A Kansas City artist wanted a new direction. It led to a giant sunflower in Prairie Village
When artist Amie Jacobsen finishes one of her latest projects, visitors to Meadowbrook Park in Prairie Village, Kansas, will be greeted by a massive sunflower made of glass and steel that will glow during the day and be lit at night.
For most of her professional career, Amie Jacobsen was a graphic designer, painter and children’s book illustrator. Then, about seven years ago, she decided to take up welding.
"From the time I was a little kid," she said, "all I thought was, you know, I was gonna be an artist."
Jacobsen moved to the Kansas City metro area in 2007. Originally from Colorado, she studied studio art and painting in college there before moving with two young kids to Georgia to earn an MFA in illustration at Savannah College of Art and Design.
Here, she taught online classes, illustrated children’s books and created paintings for galleries.
"At some point," she said, "I was just getting burnt out."
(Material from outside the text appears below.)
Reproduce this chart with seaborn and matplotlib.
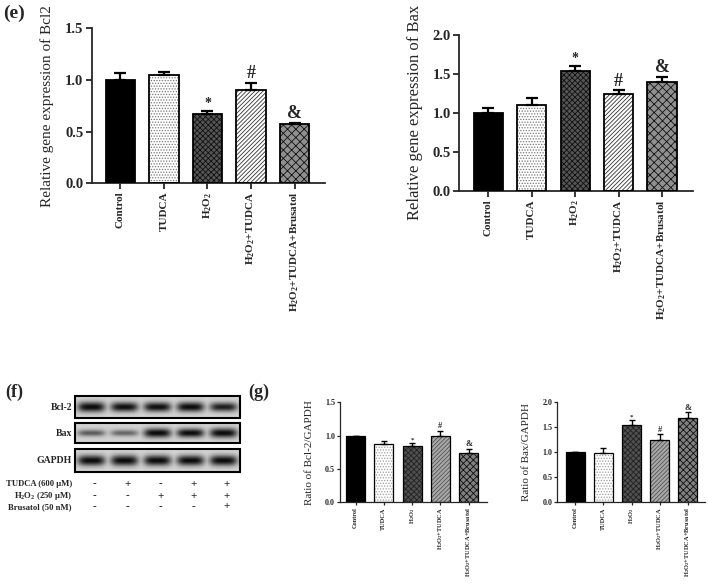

Searching for a new direction, she was watching a local arts show on Kansas City PBS when inspiration struck.
So she called Jobe, who ran the fabrication shop in the Crossroads Arts District, to see if he had some ideas about where she could learn to weld.
"He just was really kind and said, 'Well, I take interns sometimes. Why don't you come down and you can run errands for me and, you know, and I'll teach you some welding.'"
Jacobsen spent two years working full-time in the shop. During that time, she met artists working on public art and sculpture projects and knew she wanted to give it a try.
She won her first large commission — a twisty stainless-steel piece — for a hospital in Davenport, Iowa. But, first, she needed her own tools.
"So I went and rented my own space and bought a welder, some cutting wheels, an angle grinder, and a chop saw," she said with a laugh, "and built a sculpture."
That was back in 2017. Jacobsen now creates sculptures, furniture and public art pieces in her own studio in Independence, Missouri.
Some, crafted from stainless steel and glass, take inspiration from nature, such as plants and insects — wildflowers up to 12 feet tall in Oklahoma; a 12-foot butterfly in Florida; and a 12-foot sunflower in Kansas.
On a recent tour of Jacobsen's shop in an industrial building in Independence, two of her assistants were hard at work on her latest installation called “Gateway,” a sunflower-shaped arch for Meadowbrook Park in Prairie Village, Kansas.
"So we are in the middle of making petals and pieces and parts for all the petals," she said, "and starting to get our main structure ready."
When it’s installed this summer, it will be the first public art in the 80-acre park.
The center of the sunflower is a nearly 12-foot tall archway with 24 petals made of cast glass and steel.
"But also important to this piece will be these illustrated panels that go up the sides of the arches, inside the center of the flower that presents the history of the park and the surrounding area," she said.
The panels will be covered with mirror polished stainless steel, and as people walk through, they’ll see their own reflections.
Jacobsen’s shop is tucked into a residential neighborhood just down the street from Englewood Arts. So there’s synergy with the Independence arts district.
Jacobsen and her husband, Tim O’Neill, bought this building back in July. He runs The Urban Lumber Company, repurposing lumber harvested from local trees.
They also have plans for a showroom and a community woodshop.
"It would be for like four or five people who could rent out a designated area," she says, "and then they can share all the big tools that most people don't have in their garages."
Jacobsen says she hopes the space will provide a new direction for other artists — as well as sustain her own.